Jakarta - Penertiban 6.000 izin usaha pertambangan yang bermasalah akibat adanya tumpang tindih regulasi akan sulit dilakukan selama masih ada politisi dan pemangku kekuasaan yang masih menikmati uang haram.

Pengamat ekonomi Herry Gunawan menyatakan, uang haram yang diperoleh para pemangku kekuasaan di daerah itu didapat setelah berhasil mengesahkan izin tambang yang sebenarnya sudah ada pemiliknya. Akibatnya, lanjut Herry, satu lahan bisa ada dua izin yang dikeluarkan pemerintah daerah sebagai pemegang otoritas perizinan.

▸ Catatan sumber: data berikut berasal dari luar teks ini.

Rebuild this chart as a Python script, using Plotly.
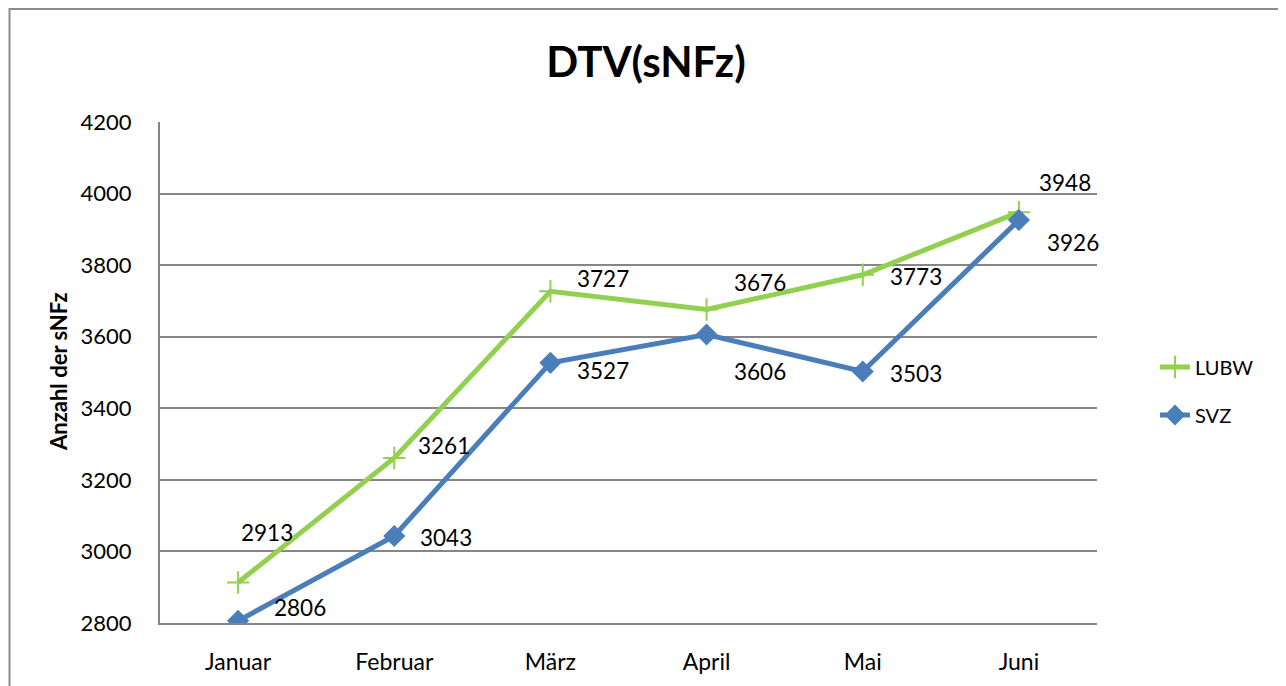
import plotly.graph_objects as go

months = ["Januar", "Februar", "März", "April", "Mai", "Juni"]
lubw = [2913, 3261, 3727, 3676, 3773, 3948]
svz = [2806, 3043, 3527, 3606, 3503, 3926]
y_ticks = [2800, 3000, 3200, 3400, 3600, 3800, 4000, 4200]

# label offsets in pixels (dx, dy) relative to point
lubw_off = [(29, 50), (50, 13), (53, 13), (53, 27), (53, -2), (46, 30)]
svz_off = [(62, 13), (52, -1), (53, -8), (53, -37), (53, -2), (54, -22)]

FONT = "Lato, Carlito, Calibri, sans-serif"
GREEN = "#92D050"
BLUE = "#4A7EBB"
GRID = "#868686"

# page body has an 8px offset; figure coords = screen coords - 8
OFF = 8
W, H = 1286 - OFF, 686 - OFF
PL, PR, PT, PB = 160 - OFF, 1097 - OFF, 122 - OFF, 623 - OFF
PW, PH = PR - PL, PB - PT

def px(x):
    return (x - OFF - PL) / PW

def py(y):
    return (PB - (y - OFF)) / PH

fig = go.Figure()
fig.add_trace(go.Scatter(
    x=months, y=lubw, name="LUBW", mode="lines+markers",
    line=dict(color=GREEN, width=5),
    marker=dict(symbol="cross-thin", size=16, line=dict(color=GREEN, width=2)),
    legendgroup="a",
))
fig.add_trace(go.Scatter(
    x=months, y=svz, name="SVZ", mode="lines+markers",
    line=dict(color=BLUE, width=5),
    marker=dict(symbol="diamond", size=17, color=BLUE),
    legendgroup="b",
))

annotations = []
for m, v, (dx, dy) in zip(months, lubw, lubw_off):
    annotations.append(dict(x=m, y=v, xref="x", yref="y", text=str(v), showarrow=False,
                            xshift=dx, yshift=dy, font=dict(family=FONT, size=22.5, color="black")))
for m, v, (dx, dy) in zip(months, svz, svz_off):
    annotations.append(dict(x=m, y=v, xref="x", yref="y", text=str(v), showarrow=False,
                            xshift=dx, yshift=dy, font=dict(family=FONT, size=22.5, color="black")))

annotations.append(dict(x=px(58), y=py(372), xref="paper", yref="paper", xanchor="center",
                        yanchor="middle",
                        text="<b>Anzahl der sNFz</b>", textangle=-90, showarrow=False,
                        font=dict(family=FONT, size=22, color="black")))

fig.update_layout(
    width=W, height=H,
    margin=dict(l=PL, r=W - PR, t=PT, b=H - PB),
    paper_bgcolor="white", plot_bgcolor="white",
    title=dict(text="<b>DTV(sNFz)</b>", x=(646 - OFF) / W, xanchor="center",
               y=1 - (62 - OFF) / H, yanchor="middle",
               font=dict(family=FONT, size=42, color="black")),
    font=dict(family=FONT, size=20, color="black"),
    showlegend=True,
    legend=dict(x=px(1155), xanchor="left", y=py(391), yanchor="middle",
                font=dict(family=FONT, size=20, color="black"), tracegroupgap=19,
                bgcolor="rgba(0,0,0,0)"),
    annotations=annotations,
    shapes=[dict(type="rect", xref="paper", yref="paper",
                 x0=px(9.5), x1=px(1300),
                 y0=py(700), y1=py(9),
                 line=dict(color="#8C8C8C", width=2), fillcolor="rgba(0,0,0,0)", layer="below")],
)
fig.update_xaxes(type="category", range=[-0.5, 5.5], showgrid=False,
                 showline=True, linecolor=GRID, linewidth=2,
                 ticks="outside", ticklen=17, tickcolor="rgba(0,0,0,0)",
                 tickfont=dict(family=FONT, size=23, color="black"))
fig.update_yaxes(range=[2800, 4200], tickvals=y_ticks, showgrid=True, gridcolor=GRID, gridwidth=2,
                 showline=True, linecolor=GRID, linewidth=2, zeroline=False,
                 ticks="outside", ticklen=22, tickcolor="rgba(0,0,0,0)",
                 tickfont=dict(family=FONT, size=22, color="black"))

fig.write_html("out.html")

"Lucunya, semua izin bisa diklaim sah karena dikeluarkan oleh pejabat daerah yang berwenang. Karena itu, bagi pemegang izin usaha pertambangan, sudah bisa melakukan kerjasama dengan operator yang akan menggarap lahannya," ujar Herry di Jakarta, Rabu (25/1).

Ironisnya, tambah Herry, ada juga izin pertambangan yang diberikan cuma-cuma oleh pemerintah daerah kepada beberapa politisi guna mengamankan regulasi.

"Jangan bayangkan pemegang izin pertambangan sekaligus menjadi penggarap lahan produksinya. Banyak politisi sebagian besar lewat perpanjangan tangan yang mengantongi izin sebagai hadiah dari pemerintah daerah. Izin ini dikerjasamakan dengan pihak lain dan tinggal meminta imbalan sebesar US$10 per ton yang masuk ke truk," ungkap pendiri situs plasadana.com itu.

Nilai rupiah yang dikantungi para politis itu, imbuh Herry, bukan dalam kategori receh lagi.

"Tahun lalu, produksi tambang batubara Indonesia diperkirakan sekitar 300-an juta ton. Asumsikan saja ada separuh yang penggarapnya bukan pemegang izin. Berarti ada 150 juta ton atau setara dengan Rp13,5 triliun, dengan asumsi jatahnya US$10 per ton dengan kurs Rp9.000 per dolar, yang mengalir ke pemegang izin pertambangan," papar mantan wartawan ekonomi itu.